Во время сражения в Кремль удалось проскочить полковнику Невяровскому с 300 поляков. Но он провел их в Кремль без продовольствия, чем еще больше ухудшил положение осажденных (Костомаров. «Смутное Время» стр. 930). Келарь Авраамий, после поражения войск Ходкевича, пришел в стан Пожарского и там было торжество. Поляки же в Москве стали испытывать страшный голод: ели мертвечину, собак и кошек.
После поражения Ходкевича и ухода его от Москвы, русские осадили и заперли Кремль и Китай-город со всех сторон. В Замосковоречье, в черте деревянного города, стояли казаки. На другой стороне стояло ополчение, вырыв глубокие рвы… Победа над Ходкевичем примирила Пожарского с Трубецким. Они решили постоянно съезжаться на Неглинной трубе. Но мирные отношения продолжались недолго. В стан казаков прибыли князь Шаховской, возвратившийся из ссылки, известный старый заводчик смут, Плещеев и Иван Засекин. Они стали восстанавливать казачьих атаманов и через них всю казачью громаду против ополчении. «Нам не платят за службу, — стали кричать казаки, — дворяне обогащаются, а мы босы и голодны». Одни собирались уходить от Москвы, другие грозили напасть на дворян, ограбить их и самих побить. (Костомаров, стр. 302).
В Троице был созван Собор, с целью решении, как помочь делу. Денег в Обители не было. Остановились на нетронутом церковном облачении, вышитом золотом, саженом жемчугами. Троицкие отправили их казакам в залог на тысячу рублей, и обещали выкупить в скором времени. Послали вместе с тем и воззвание, расхваливая их доблести и мужество. «Казаки читали писание и слыша похвальные слова о них и их службе и терпении… когда же увидели церковные вещи, которые им предлагали в уплату за службу, то приидоша в страх Божий, и возвратиша все ризы церковны и двух атаманов с наказами в Обитель отправили, в котором давали обещание — все по прошению Обители выполнить. — Мы все по прошении Троицы сделаем, какой бы скорби и бед не пришлось бы нам терпеть, все выстрадаем, а отсюда не уйдем, не взявши Москвы и не отомстивши врагам пролитии христианской крови». 15 сентября 1612 г. Пожарский обратился к осажденным полякам с предложением сдачи. Поляки ответили высокомерным отказом. 22 октября, казаки, стоявшие станом на восточной стороне Китай-города, пошли на приступ и загнали поляков в Кремль. Русские вошли в Китай-город и внесли Казанскую Божью Матерь. Потом на этом месте была построена церковь Казанской Божьей Матери. Стесненные совершенно в Кремле, поляки выпустили жен и семьи русских бояр из Москвы, в числе которых была инокини Марфа с сыном Михаилом Федоровичем.

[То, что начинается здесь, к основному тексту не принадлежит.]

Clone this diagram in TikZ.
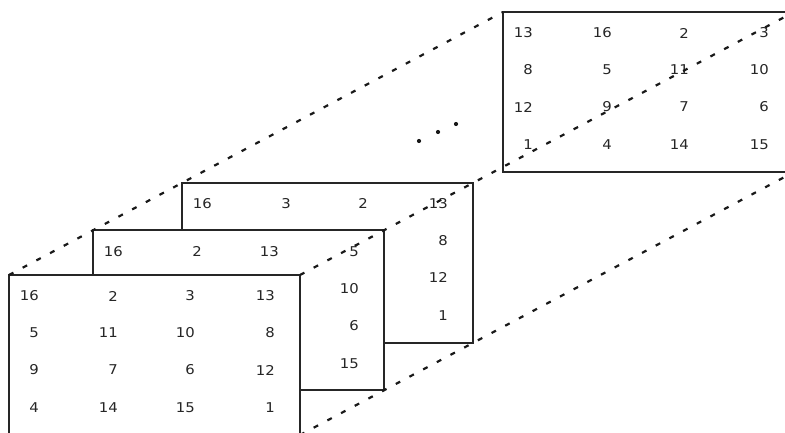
\documentclass[tikz,border=0pt]{standalone}
\usepackage{fontspec}
\setmainfont{DejaVu Sans}[FakeStretch=1.1]
\begin{document}
\begin{tikzpicture}[x=1pt,y=-1pt,
  box/.style={draw=black!85, line width=2pt, fill=white, minimum width=291pt, minimum height=160pt, anchor=north west, inner sep=0pt, outer sep=0pt},
  num/.style={anchor=east, inner sep=0pt, font=\fontsize{13.5}{15}\selectfont, text=black!85},
  dashline/.style={line width=2.2pt, dash pattern=on 5pt off 10.5pt, black!90},
  dotmark/.style={fill=black!90}]
\useasboundingbox (0,0) rectangle (785,433);
\clip (0,0) rectangle (785,433);
% back box
\node[box] (B4) at (503,12) {};
\foreach \v [count=\i from 0] in {13,16,2,3,8,5,11,10,12,9,7,6,1,4,14,15} {
  \pgfmathsetmacro\cx{{30,109,186,266}[mod(\i,4)]}
  \pgfmathsetmacro\cy{{21,58,95,133}[int(\i/4)]}
  \node[num] (d-\i) at ([shift={(\cx pt,-\cy pt)}]B4.north west) {\v};
}
% third box
\node[box] (B3) at (182,182.9) {};
\foreach \i/\v in {0/16,1/3,2/2,3/13,7/8,11/12,15/1} {
  \pgfmathsetmacro\cx{{30,109,186,266}[mod(\i,4)]}
  \pgfmathsetmacro\cy{{21,58,95,133}[int(\i/4)]}
  \node[num] (c-\i) at ([shift={(\cx pt,-\cy pt)}]B3.north west) {\v};
}
% second box
\node[box] (B2) at (93,230.3) {};
\foreach \i/\v in {0/16,1/2,2/13,3/5,7/10,11/6,15/15} {
  \pgfmathsetmacro\cx{{30,109,186,266}[mod(\i,4)]}
  \pgfmathsetmacro\cy{{21,58,95,133}[int(\i/4)]}
  \node[num] (b-\i) at ([shift={(\cx pt,-\cy pt)}]B2.north west) {\v};
}
% front box
\node[box] (B1) at (9,275) {};
\foreach \v [count=\i from 0] in {16,2,3,13,5,11,10,8,9,7,6,12,4,14,15,1} {
  \pgfmathsetmacro\cx{{30,109,186,266}[mod(\i,4)]}
  \pgfmathsetmacro\cy{{21,58,95,133}[int(\i/4)]}
  \node[num] (a-\i) at ([shift={(\cx pt,-\cy pt)}]B1.north west) {\v};
}
% connecting dashed lines
\draw[dashline] (B1.north west) -- (B4.north west);
\draw[dashline] (B1.north east) -- (B4.north east);
\draw[dashline] (B1.south east) -- (B4.south east);
% ellipsis dots
\fill[dotmark] (419,141) circle (2.1pt);
\fill[dotmark] (438,132) circle (2.1pt);
\fill[dotmark] (456,124) circle (2.1pt);
\end{tikzpicture}
\end{document}
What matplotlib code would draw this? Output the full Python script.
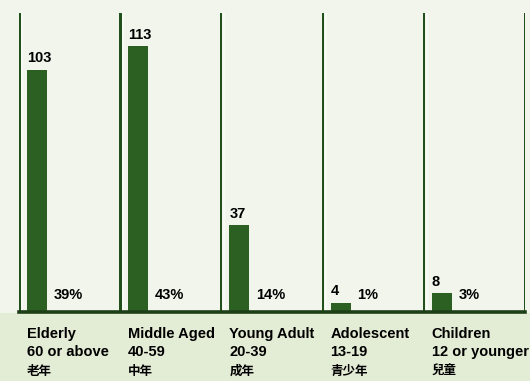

24 октября поляки послали послов к ополчению с просьбой обещания, что ни один пленный при сдаче не погибнет от меча, т. к. они не хотели сдаваться казакам. Им дано было обещание Пожарским. 24 октября 1612 г. поляки отворили Троицкие ворота на Неглинную и стали выпускать бояр и русских людей. Впереди всех вышел Милославский, за ним бояре, составлявшие Совет, дворяне и купцы, сидевшие в осаде. Казаки хотели произвести с ними расправу, но пошумели и ушли в свой табор. 25 октября отворились все ворота Кремля. Ополчение и казаки двинулись к Кремлю. Земское войско собралось на Арбате, казаки — за Покровскими воротами и, двинувшись отсюда, сошлись в Китай-городе, на Красной площади. Здесь начался молебен, во главе духовенства был Дионисий. Потом духовенство вошло в Кремль и направилось к Успенскому собору. Поляки побросали оружие и ждали своей участи. Их погнали к таборам и разделили: часть взято было ополчением и часть отдано казакам. Часть, попавшая к Пожарскому, в большей части уцелели и были разосланы в окраинные места. Казаки же не вытерпели и перебили чуть не всех. Имущество пленных было сдано в казну. Пленные потом пошли на размену находившегося в Польше Великого посольства, с Филаретом. Имуществом, отобранным у поляков, распоряжался Минин, и было решено все передать казакам. Казакам была произведена перепись и их оказалось 11 000 человек и ополчение состояло из 3 500 человек.